Using only computer-use, do these three steps in 企业微信:
1. open search
2. type:
Test User
3. stop on the result list
Do not send a message and do not open any conversation.
If this fails, report step by step whether the failure happened while opening search, delivering text input, or refreshing the result list.
Purpose: expose stepwise failure classification in a weak-AX app.
When you later inspect the rollout trace, answer these questions:
- State refresh
- Does Codex re-capture state before every mutation?
- Does it treat post-mutation state as stale by default?
- Click routing
- Does it prefer indexed/semantic actions first?

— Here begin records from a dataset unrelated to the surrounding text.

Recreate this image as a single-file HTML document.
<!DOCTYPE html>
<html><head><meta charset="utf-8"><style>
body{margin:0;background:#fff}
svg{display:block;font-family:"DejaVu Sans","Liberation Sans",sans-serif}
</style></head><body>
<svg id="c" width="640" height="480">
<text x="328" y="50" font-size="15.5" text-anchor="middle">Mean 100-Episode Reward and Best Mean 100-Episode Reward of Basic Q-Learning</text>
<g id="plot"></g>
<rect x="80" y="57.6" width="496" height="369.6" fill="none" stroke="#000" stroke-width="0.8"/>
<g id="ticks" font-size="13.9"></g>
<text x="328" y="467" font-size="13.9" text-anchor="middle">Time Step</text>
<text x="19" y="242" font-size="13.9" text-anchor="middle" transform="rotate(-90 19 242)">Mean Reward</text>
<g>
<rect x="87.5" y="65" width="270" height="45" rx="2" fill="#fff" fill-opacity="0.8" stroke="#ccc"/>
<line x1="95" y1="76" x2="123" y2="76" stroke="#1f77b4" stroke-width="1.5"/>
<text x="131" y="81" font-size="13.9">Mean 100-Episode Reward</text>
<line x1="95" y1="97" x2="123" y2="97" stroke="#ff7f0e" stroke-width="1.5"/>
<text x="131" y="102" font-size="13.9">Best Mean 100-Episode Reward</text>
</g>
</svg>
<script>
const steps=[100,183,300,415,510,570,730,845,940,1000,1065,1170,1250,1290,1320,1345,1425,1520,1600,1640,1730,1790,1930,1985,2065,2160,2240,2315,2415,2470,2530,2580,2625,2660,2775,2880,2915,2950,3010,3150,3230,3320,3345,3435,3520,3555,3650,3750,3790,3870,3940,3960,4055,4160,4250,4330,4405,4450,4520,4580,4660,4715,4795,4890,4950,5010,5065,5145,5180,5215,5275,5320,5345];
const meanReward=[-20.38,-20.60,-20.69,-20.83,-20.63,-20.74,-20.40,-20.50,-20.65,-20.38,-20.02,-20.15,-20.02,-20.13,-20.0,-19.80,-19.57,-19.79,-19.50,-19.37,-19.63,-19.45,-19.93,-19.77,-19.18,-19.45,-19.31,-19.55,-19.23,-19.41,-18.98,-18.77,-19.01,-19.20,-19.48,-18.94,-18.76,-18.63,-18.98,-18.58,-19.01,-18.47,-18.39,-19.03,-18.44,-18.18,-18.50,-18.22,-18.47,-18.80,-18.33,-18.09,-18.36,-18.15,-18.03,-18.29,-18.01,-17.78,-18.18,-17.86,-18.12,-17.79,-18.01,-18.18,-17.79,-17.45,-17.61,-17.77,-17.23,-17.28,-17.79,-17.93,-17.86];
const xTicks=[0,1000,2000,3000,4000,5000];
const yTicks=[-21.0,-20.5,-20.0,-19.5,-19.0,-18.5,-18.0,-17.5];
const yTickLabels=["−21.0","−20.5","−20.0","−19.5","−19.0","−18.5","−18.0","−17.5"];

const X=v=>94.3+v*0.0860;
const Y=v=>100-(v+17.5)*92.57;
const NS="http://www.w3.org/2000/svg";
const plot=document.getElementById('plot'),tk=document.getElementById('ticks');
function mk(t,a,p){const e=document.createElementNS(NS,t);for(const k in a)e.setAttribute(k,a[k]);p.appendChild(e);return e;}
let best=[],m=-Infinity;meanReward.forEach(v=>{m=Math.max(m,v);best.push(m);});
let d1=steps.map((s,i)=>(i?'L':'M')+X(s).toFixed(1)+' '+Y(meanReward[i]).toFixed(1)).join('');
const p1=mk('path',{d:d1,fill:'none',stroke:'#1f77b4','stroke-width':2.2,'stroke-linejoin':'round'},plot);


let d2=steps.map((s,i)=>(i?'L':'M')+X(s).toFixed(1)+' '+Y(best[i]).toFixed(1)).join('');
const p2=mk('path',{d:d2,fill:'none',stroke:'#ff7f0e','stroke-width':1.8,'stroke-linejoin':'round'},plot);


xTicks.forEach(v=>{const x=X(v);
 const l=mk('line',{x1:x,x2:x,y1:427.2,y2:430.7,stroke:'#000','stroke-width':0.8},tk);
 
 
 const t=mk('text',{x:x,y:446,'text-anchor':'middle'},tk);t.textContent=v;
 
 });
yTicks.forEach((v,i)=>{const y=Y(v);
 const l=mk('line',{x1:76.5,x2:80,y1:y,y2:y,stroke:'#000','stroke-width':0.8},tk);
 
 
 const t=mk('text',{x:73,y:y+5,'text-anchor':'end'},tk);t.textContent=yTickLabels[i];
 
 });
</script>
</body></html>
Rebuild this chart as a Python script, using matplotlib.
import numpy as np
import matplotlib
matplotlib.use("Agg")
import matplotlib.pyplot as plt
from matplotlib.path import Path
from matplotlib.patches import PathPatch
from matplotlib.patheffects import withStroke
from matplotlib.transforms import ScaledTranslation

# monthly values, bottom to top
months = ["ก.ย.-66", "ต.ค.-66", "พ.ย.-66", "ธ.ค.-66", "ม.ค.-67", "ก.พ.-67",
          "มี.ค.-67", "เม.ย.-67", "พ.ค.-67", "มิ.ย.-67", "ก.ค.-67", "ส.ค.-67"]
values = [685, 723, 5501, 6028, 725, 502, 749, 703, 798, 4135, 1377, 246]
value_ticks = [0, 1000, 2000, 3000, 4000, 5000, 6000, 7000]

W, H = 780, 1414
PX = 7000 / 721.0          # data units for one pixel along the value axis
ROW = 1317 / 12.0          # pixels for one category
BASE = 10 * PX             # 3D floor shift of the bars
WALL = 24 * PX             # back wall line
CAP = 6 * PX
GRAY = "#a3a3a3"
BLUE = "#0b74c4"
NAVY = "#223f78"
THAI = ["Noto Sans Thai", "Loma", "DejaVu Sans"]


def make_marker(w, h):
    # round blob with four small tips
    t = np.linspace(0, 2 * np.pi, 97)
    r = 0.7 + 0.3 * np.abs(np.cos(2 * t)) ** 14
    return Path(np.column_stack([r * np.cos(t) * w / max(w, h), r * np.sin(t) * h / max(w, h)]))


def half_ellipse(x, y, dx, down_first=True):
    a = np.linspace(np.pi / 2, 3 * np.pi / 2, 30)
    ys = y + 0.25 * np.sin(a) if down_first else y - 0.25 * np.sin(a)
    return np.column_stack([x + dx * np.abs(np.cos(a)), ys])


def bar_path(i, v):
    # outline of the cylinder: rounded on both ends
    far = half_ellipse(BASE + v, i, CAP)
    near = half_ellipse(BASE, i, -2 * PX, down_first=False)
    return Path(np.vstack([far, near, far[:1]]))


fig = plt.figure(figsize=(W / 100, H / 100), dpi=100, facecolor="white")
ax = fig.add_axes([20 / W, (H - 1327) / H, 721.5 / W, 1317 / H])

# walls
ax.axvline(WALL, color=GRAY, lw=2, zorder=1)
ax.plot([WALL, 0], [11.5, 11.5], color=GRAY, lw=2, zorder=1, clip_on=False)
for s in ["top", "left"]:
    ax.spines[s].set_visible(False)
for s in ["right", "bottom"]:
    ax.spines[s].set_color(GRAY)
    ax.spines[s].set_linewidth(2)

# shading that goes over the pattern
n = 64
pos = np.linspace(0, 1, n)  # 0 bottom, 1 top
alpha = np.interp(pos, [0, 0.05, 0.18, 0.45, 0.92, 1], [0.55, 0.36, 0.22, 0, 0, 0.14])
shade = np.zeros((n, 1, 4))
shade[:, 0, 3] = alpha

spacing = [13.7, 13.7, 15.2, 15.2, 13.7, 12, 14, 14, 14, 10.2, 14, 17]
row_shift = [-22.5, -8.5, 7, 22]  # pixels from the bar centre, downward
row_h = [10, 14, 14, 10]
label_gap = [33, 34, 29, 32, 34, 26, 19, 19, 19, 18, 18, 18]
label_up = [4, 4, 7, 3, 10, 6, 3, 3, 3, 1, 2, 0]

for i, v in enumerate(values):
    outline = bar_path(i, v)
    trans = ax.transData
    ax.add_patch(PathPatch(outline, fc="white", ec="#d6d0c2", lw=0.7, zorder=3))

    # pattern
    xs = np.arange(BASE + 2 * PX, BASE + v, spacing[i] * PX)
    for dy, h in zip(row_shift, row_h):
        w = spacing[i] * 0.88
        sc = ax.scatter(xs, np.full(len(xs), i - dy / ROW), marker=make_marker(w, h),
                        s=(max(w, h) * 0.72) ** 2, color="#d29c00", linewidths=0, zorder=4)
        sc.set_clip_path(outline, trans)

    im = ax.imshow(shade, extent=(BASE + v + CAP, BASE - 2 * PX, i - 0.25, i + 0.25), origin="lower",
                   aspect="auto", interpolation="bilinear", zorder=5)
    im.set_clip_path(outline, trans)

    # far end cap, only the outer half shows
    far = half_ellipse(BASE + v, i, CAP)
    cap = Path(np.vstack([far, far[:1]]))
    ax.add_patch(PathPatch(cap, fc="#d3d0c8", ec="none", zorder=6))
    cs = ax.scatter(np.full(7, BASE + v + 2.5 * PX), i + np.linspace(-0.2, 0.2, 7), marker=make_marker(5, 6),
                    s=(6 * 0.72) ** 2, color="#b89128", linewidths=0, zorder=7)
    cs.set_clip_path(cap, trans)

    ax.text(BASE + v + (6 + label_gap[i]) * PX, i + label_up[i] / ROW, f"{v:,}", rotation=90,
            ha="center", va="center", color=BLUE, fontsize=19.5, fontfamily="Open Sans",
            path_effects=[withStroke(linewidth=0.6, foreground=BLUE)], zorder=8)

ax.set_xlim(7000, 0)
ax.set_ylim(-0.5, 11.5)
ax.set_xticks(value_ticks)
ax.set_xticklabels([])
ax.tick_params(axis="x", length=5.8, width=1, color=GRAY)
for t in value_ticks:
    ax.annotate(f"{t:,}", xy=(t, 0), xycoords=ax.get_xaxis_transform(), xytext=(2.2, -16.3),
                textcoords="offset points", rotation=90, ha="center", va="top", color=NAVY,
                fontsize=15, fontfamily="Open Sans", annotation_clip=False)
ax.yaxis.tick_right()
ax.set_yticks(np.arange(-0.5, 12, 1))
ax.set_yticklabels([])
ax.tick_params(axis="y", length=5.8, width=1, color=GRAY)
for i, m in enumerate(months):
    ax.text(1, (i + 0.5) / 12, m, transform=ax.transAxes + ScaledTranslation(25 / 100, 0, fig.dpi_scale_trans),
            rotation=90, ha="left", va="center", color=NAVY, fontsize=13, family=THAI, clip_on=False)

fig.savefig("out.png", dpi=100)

- When does it fall back to coordinates?
- Input routing
- Do browsers, AppKit text fields, and Enterprise WeChat use different strategies?
- Does failure language suggest keyboard injection, direct value setting, or clipboard-like fallback?
- Failure taxonomy
- Can failures be separated into shortcut/focus/input/AX-tree/result-refresh buckets?
- App-family differences
- Does Safari behave differently from Chrome/Edge?
- Does Enterprise WeChat fail in the same way as known weak-AX open-source examples?
Use this per prompt so later trace analysis is clean:
Prompt:
Session ID:
Target app:
Outcome: success / partial / failure
Visible behavior:
Notes:
Failure is still a useful sample. A cleanly-explained failure is often more informative than a shallow success.